[start]

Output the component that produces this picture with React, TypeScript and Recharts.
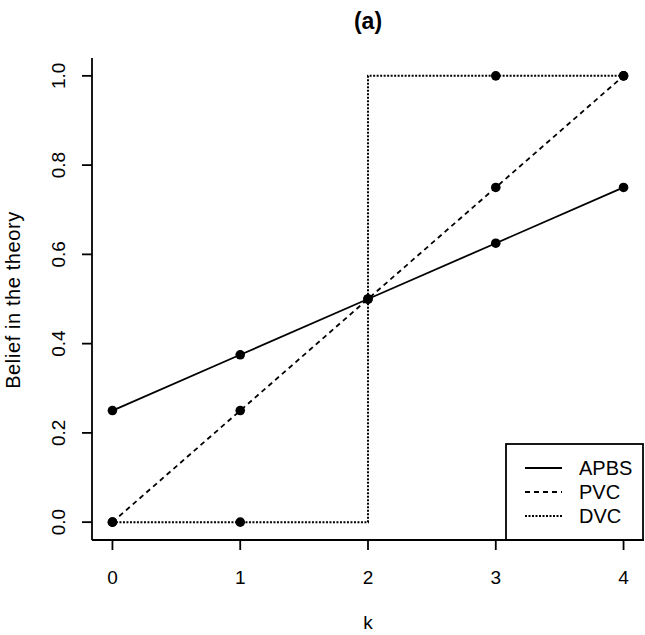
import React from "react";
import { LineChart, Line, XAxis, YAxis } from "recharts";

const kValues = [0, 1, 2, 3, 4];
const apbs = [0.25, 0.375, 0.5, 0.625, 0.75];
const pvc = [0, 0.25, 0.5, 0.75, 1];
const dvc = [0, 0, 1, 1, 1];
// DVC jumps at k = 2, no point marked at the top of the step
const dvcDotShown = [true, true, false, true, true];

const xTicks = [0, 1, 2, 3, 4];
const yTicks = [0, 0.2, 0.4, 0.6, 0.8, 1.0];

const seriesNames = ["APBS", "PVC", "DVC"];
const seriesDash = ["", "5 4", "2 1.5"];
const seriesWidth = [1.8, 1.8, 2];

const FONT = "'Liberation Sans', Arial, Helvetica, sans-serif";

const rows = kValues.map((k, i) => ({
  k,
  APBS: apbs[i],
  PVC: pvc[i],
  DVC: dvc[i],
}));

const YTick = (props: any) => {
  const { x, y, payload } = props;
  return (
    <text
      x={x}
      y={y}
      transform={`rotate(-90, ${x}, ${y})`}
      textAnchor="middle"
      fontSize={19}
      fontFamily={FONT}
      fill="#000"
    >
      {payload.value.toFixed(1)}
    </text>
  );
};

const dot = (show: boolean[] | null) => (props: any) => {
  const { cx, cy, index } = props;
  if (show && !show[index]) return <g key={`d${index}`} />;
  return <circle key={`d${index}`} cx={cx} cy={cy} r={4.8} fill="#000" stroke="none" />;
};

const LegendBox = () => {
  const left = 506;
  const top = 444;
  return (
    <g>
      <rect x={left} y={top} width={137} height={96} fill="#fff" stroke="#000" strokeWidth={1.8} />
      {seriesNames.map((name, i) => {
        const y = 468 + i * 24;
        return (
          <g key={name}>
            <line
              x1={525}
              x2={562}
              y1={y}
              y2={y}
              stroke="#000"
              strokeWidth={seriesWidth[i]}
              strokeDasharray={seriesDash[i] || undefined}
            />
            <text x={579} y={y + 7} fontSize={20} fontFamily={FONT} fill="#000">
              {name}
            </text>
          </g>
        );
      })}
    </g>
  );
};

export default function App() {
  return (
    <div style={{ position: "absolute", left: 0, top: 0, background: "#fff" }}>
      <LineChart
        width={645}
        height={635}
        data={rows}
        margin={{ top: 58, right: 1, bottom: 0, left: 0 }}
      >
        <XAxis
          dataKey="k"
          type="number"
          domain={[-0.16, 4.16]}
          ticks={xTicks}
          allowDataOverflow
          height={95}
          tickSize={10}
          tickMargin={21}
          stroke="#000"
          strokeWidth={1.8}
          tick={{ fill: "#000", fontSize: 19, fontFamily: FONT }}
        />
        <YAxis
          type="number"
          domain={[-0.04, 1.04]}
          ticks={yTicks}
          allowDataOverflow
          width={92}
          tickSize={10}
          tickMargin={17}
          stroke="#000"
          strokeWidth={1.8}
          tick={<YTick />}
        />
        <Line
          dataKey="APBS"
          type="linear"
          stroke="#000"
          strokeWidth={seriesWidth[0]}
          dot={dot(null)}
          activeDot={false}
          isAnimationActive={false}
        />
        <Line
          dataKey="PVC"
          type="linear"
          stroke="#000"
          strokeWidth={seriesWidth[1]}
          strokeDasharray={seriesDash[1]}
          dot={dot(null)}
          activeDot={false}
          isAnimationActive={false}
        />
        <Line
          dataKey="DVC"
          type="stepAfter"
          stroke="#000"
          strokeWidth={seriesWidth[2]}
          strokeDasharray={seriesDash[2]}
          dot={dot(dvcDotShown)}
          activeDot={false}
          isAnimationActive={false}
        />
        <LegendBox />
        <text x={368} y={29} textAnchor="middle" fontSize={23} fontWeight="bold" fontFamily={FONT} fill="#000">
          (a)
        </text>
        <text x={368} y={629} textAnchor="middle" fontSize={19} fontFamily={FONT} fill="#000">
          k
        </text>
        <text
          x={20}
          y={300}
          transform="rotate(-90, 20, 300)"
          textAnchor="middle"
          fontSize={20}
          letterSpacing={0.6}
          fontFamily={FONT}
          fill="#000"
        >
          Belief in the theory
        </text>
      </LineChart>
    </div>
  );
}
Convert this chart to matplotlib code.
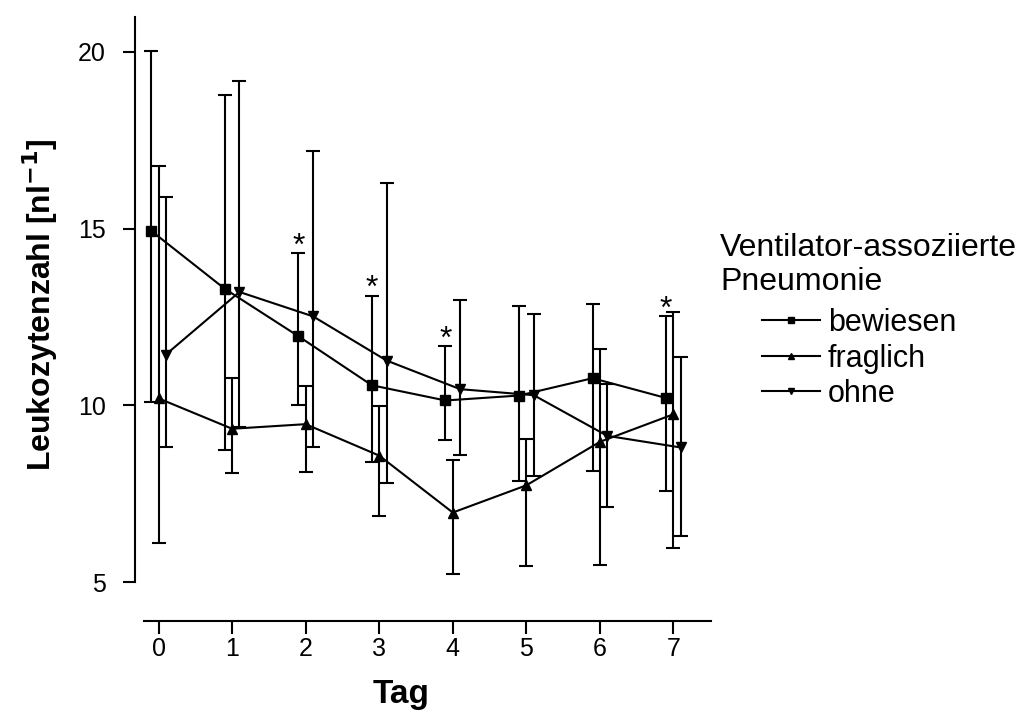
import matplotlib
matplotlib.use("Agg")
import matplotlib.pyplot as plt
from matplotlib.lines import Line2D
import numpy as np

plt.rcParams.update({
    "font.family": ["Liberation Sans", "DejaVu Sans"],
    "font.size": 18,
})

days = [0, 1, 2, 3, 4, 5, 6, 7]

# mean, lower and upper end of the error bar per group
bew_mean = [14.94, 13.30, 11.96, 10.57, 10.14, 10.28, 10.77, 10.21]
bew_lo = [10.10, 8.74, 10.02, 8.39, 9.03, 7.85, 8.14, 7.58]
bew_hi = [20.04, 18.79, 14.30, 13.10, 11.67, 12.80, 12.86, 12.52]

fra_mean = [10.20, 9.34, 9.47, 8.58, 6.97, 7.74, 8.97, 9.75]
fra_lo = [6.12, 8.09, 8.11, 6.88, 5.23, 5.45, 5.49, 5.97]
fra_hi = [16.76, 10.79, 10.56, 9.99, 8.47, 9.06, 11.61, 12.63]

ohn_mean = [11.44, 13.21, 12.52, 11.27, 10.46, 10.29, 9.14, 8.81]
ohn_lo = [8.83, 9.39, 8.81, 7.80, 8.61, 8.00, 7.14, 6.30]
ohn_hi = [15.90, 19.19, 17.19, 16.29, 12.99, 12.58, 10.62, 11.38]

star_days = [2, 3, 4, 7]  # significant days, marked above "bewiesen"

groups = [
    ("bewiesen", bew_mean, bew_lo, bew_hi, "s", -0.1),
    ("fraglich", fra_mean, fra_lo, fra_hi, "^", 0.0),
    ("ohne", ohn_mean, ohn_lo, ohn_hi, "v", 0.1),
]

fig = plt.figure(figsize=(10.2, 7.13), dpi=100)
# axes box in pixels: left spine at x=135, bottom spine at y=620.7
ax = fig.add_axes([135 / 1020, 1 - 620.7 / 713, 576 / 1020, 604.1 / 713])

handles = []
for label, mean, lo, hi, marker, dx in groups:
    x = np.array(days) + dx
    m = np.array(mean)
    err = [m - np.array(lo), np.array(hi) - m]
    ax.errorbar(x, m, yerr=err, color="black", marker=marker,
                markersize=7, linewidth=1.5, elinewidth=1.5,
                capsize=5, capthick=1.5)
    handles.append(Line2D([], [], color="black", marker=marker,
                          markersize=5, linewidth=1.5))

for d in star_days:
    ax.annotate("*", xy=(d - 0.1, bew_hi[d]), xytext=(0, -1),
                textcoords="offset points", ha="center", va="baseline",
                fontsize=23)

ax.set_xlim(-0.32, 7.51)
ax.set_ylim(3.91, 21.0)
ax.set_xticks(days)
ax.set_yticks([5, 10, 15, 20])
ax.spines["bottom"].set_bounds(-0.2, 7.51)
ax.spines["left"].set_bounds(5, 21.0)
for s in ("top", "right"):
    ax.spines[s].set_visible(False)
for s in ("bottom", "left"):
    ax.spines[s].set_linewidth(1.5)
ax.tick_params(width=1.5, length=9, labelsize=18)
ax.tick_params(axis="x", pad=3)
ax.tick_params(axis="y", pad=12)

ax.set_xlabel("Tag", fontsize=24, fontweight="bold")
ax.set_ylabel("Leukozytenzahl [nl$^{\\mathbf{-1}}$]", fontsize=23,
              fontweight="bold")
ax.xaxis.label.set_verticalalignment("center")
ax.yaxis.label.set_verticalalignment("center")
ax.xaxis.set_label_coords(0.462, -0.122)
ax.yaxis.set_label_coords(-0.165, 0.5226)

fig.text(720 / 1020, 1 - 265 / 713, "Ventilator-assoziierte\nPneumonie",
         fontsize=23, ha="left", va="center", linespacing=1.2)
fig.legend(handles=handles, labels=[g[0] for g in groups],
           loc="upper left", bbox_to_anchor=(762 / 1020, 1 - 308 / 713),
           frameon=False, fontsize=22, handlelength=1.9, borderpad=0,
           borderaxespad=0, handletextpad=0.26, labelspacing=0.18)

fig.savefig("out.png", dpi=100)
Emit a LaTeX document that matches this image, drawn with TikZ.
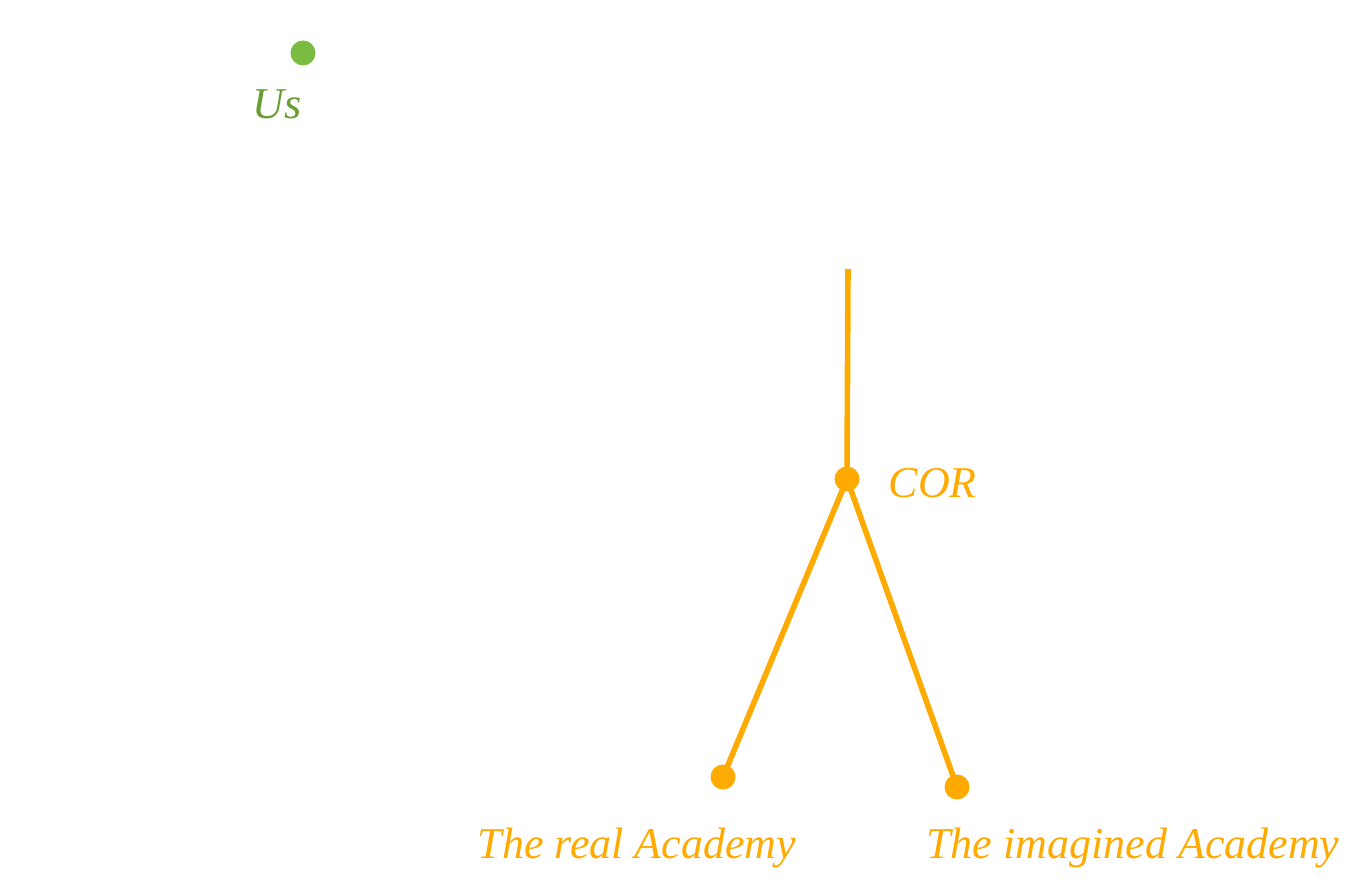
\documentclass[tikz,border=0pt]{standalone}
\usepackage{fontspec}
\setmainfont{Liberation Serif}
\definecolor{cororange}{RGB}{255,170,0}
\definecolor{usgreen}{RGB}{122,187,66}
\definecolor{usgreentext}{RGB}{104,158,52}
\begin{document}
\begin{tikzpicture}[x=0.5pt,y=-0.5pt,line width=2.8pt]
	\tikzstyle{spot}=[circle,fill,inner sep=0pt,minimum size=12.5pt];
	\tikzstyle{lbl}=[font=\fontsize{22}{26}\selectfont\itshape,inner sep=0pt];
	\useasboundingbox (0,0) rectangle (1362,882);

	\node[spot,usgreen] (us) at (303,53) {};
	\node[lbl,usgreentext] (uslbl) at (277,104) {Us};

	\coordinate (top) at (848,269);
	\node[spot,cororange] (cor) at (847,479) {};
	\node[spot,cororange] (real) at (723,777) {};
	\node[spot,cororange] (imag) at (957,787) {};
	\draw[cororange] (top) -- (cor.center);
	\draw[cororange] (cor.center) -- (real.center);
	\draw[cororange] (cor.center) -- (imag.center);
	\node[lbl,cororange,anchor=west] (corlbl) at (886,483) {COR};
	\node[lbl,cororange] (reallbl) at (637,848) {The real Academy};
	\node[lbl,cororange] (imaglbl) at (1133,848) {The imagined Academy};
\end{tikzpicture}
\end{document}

[end]

Pictures do not go in the copy. Write out exactly the lines from the line containing "Emit a LaTeX" through the last line of the listing.

Emit a LaTeX document that matches this image, drawn with TikZ.
\documentclass[tikz,border=0pt]{standalone}
\usepackage{fontspec}
\setmainfont{Liberation Serif}
\definecolor{cororange}{RGB}{255,170,0}
\definecolor{usgreen}{RGB}{122,187,66}
\definecolor{usgreentext}{RGB}{104,158,52}
\begin{document}
\begin{tikzpicture}[x=0.5pt,y=-0.5pt,line width=2.8pt]
	\tikzstyle{spot}=[circle,fill,inner sep=0pt,minimum size=12.5pt];
	\tikzstyle{lbl}=[font=\fontsize{22}{26}\selectfont\itshape,inner sep=0pt];
	\useasboundingbox (0,0) rectangle (1362,882);

	\node[spot,usgreen] (us) at (303,53) {};
	\node[lbl,usgreentext] (uslbl) at (277,104) {Us};

	\coordinate (top) at (848,269);
	\node[spot,cororange] (cor) at (847,479) {};
	\node[spot,cororange] (real) at (723,777) {};
	\node[spot,cororange] (imag) at (957,787) {};
	\draw[cororange] (top) -- (cor.center);
	\draw[cororange] (cor.center) -- (real.center);
	\draw[cororange] (cor.center) -- (imag.center);
	\node[lbl,cororange,anchor=west] (corlbl) at (886,483) {COR};
	\node[lbl,cororange] (reallbl) at (637,848) {The real Academy};
	\node[lbl,cororange] (imaglbl) at (1133,848) {The imagined Academy};
\end{tikzpicture}
\end{document}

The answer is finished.